Separately, a pundit told The Moscow Times that the upcoming elections will be especially competitive, particularly because the population is disillusioned with United Russia.
"I assume that the presidential administration eventually succeeded in persuading regional authorities that elections must be competitive, if not transparent and legitimate," said Alexei Mukhin, head of the Center for Political Information.
On Sept. 8, eight regions including the Moscow region will elect governors, 16 regions will vote for their parliaments. Eight cities, including Moscow, will elect mayors, and five cities will elect their legislatures.
One trend in the current election campaigning is the exodus of candidates from the four parties presented in the State Duma due to a growing disillusionment with authorities amid a rise in the number of parties.
Since they hold seats in the Duma, A Just Russia, the Liberal Democratic Party and the Communist Party are largely viewed as so-called "puppet opposition" linked to the authorities.
Members of United Russia generally leave to run as representatives of the People's Front — For Russia, formerly the All-Russia People's Front, a movement founded by President Vladimir Putin, and some candidates leave United Russia to run as independents.
But the total number of independents may show only a minor increase compared to the previous regional elections in October, because opposition candidates fear that the signatures they collect to support their bids to run independently will be rejected by authorities. Party candidates, on the other hand, are not required to collect people's signatures.

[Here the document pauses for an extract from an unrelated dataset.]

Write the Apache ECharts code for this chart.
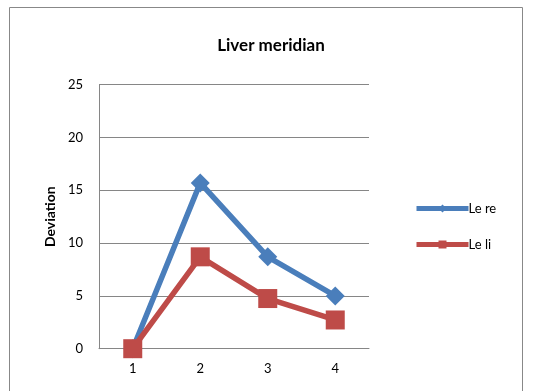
<!DOCTYPE html>
<html><head><meta charset="utf-8">
<script src="https://cdn.jsdelivr.net/npm/echarts@6/dist/echarts.min.js"></script>
<style>html,body{margin:0;padding:0;background:#fff}#c{width:539px;height:391px}</style>
</head><body><div id="c"></div>
<script>
const categories = ['1', '2', '3', '4'];
const leRe = [0, 15.7, 8.7, 5.0];
const leLi = [0, 8.7, 4.75, 2.72];
const seriesNames = ['Le re', 'Le li'];
const FONT = 'Lato, "Liberation Sans", sans-serif';
const chart = echarts.init(document.getElementById('c'), null, {renderer: 'canvas'});
chart.setOption({
  backgroundColor: '#fff',
  animation: false,
  textStyle: {fontFamily: FONT},
  title: {
    text: 'Liver meridian', left: 266, top: 32, textAlign: 'center',
    textStyle: {fontFamily: FONT, fontSize: 17, fontWeight: 'bold', color: '#000'}
  },
  graphic: [{
    type: 'rect', shape: {x: 9.5, y: 7.5, width: 513, height: 400},
    style: {fill: null, stroke: '#888', lineWidth: 1}, silent: true
  }],
  grid: {left: 99, right: 170, top: 84.7, bottom: 42.3, containLabel: false},
  legend: {
    orient: 'vertical', left: 409, top: 197, itemGap: 23, itemWidth: 52, itemHeight: 10,
    textStyle: {fontFamily: FONT, fontSize: 13, color: '#000', padding: [0, 0, 0, -5]},
    lineStyle: {width: 5},
    data: seriesNames
  },
  xAxis: {
    type: 'category', data: categories, boundaryGap: true,
    axisLine: {lineStyle: {color: '#868686', width: 1}},
    axisTick: {show: false},
    axisLabel: {fontFamily: FONT, fontSize: 13, color: '#000', margin: 14}
  },
  yAxis: {
    type: 'value', min: 0, max: 25, interval: 5,
    name: 'Deviation', nameLocation: 'middle', nameGap: 40, nameRotate: 90,
    nameTextStyle: {fontFamily: FONT, fontSize: 14, fontWeight: 'bold', color: '#000'},
    axisLine: {show: true, lineStyle: {color: '#868686', width: 1}},
    axisTick: {show: false},
    axisLabel: {fontFamily: FONT, fontSize: 13, color: '#000', margin: 16},
    splitLine: {lineStyle: {color: '#868686', width: 1}}
  },
  series: [{
    name: seriesNames[0], type: 'line', data: leRe,
    symbol: 'diamond', symbolSize: 19,
    lineStyle: {color: '#4A7EBB', width: 5.5},
    itemStyle: {color: '#4A7EBB'}
  }, {
    name: seriesNames[1], type: 'line', data: leLi,
    symbol: 'rect', symbolSize: 19,
    lineStyle: {color: '#BE4B48', width: 5.5},
    itemStyle: {color: '#BE4B48'}
  }]
});
</script></body></html>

Billionaire Mikhail Prokhorov's Civil Platform party is increasingly becoming the party of the "second choice" for regional elites, after United Russia, experts said.
"There is no doubt that the representation of new parties will grow in state agencies, which may serve as a trigger for many elite players who are displeased with their role and status in systemic parties but are afraid to part with them," experts said.
Another characteristic of the current campaign period is the increased number of bureaucratic hurdles for candidates.
Among them are "the drastic and unjustified complication" of documents needed for registering as a candidate and "the excessive increase" in the number of signatures of municipal deputies that gubernatorial candidates must collect, the survey said.
The other two bureaucratic obstacles include the ban on convicts running and the scheduling of the vote for early September, which requires campaigning in the summer, when many people are away on vacation. This time around, many candidates campaigned in the spring, now resulting in a sluggish pace of the campaigns.